Other automotive manufacturers to make it in the ranking are Ford (second), Honda (third), Nissan (fifth), Volkswagen (seventh), BMW (13th), Mercedes-Benz (17th), Hyundai (34th) and Kia (37th).

“What makes the annual Best Global Green Brands report unique and valuable is that it examines performance and perception in action,” said Jez Frampton, Global Chief Executive Officer of Interbrand. “The report provides leading brands with the insights they need to develop robust strategies—strategies that will not only drive their businesses forward, but also have a positive impact on the environment and communities in which those businesses operate.”

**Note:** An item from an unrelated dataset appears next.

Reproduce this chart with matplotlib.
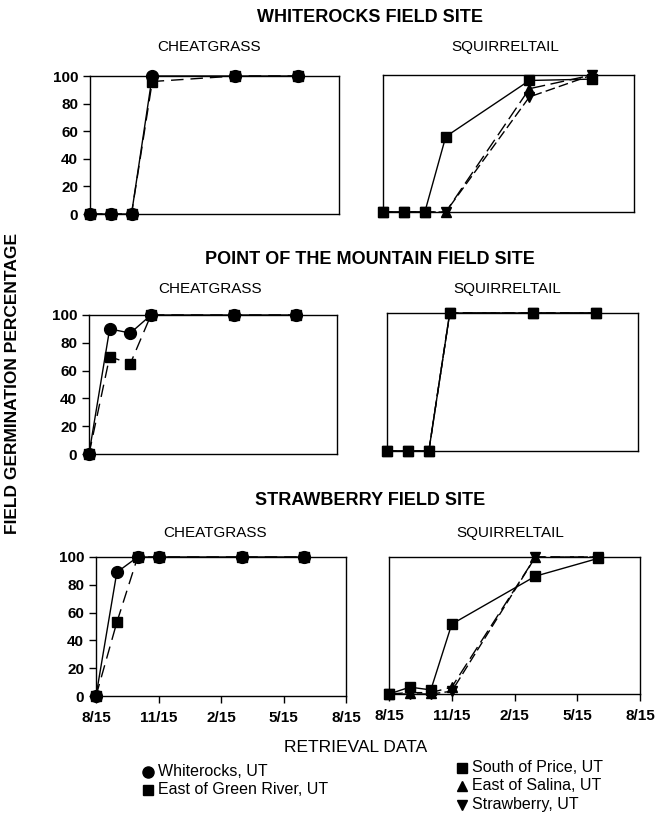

Toyota, the top Best Global Green Brand for the third consecutive year, continues to dominate the hybrid vehicle market. The company sold more than 2.9 million Prius models worldwide in 2012. Toyota is also exploring the future of mobility by building a low carbon society called Toyota Ecoful Town in Toyota City, Japan. From reducing greenhouse gas emissions to using reusable metal containers for shipping and distribution, Toyota is a leading example of what can result—both in terms of performance and perception—when a company makes sustainability an integral part of its overarching business strategy.

Nissan (fifth) emerged as the top riser on this year’s report. The brand moved up 16 places (from 21st) and broke into the top 10.

The report said that as with other brands in the auto sector, Nissan is becoming increasingly committed to developing and promoting its green credentials. In February, the company announced that 50,000 Leafs had been produced worldwide, making the Leaf the most widely sold electric passenger car of all time. Nissan plans to cut 15 percent of vehicle weight starting in 2017, and it has joined forces with Daimler and Ford to develop a line of affordable fuel-cell cars that will roll out in 2017. Reducing vehicle weight through smarter design and material selection, utilizing renewable and sustainable materials, and turning to alternative fuels are just a few of the ways Nissan is making significant strides in the green arena—and proving that sustainability can, in fact, lead to profitability.

The leading auto brands in this year’s report have made significant progress in regards to how their sustainability efforts are perceived by consumers worldwide. From managing to improve their stature on top sustainability reports and indexes, including the Dow Jones Sustainability Index (DJSI), to investing in advertising spend, these brands are not hesitant to communicate their innovative and sustainable practices to consumers worldwide.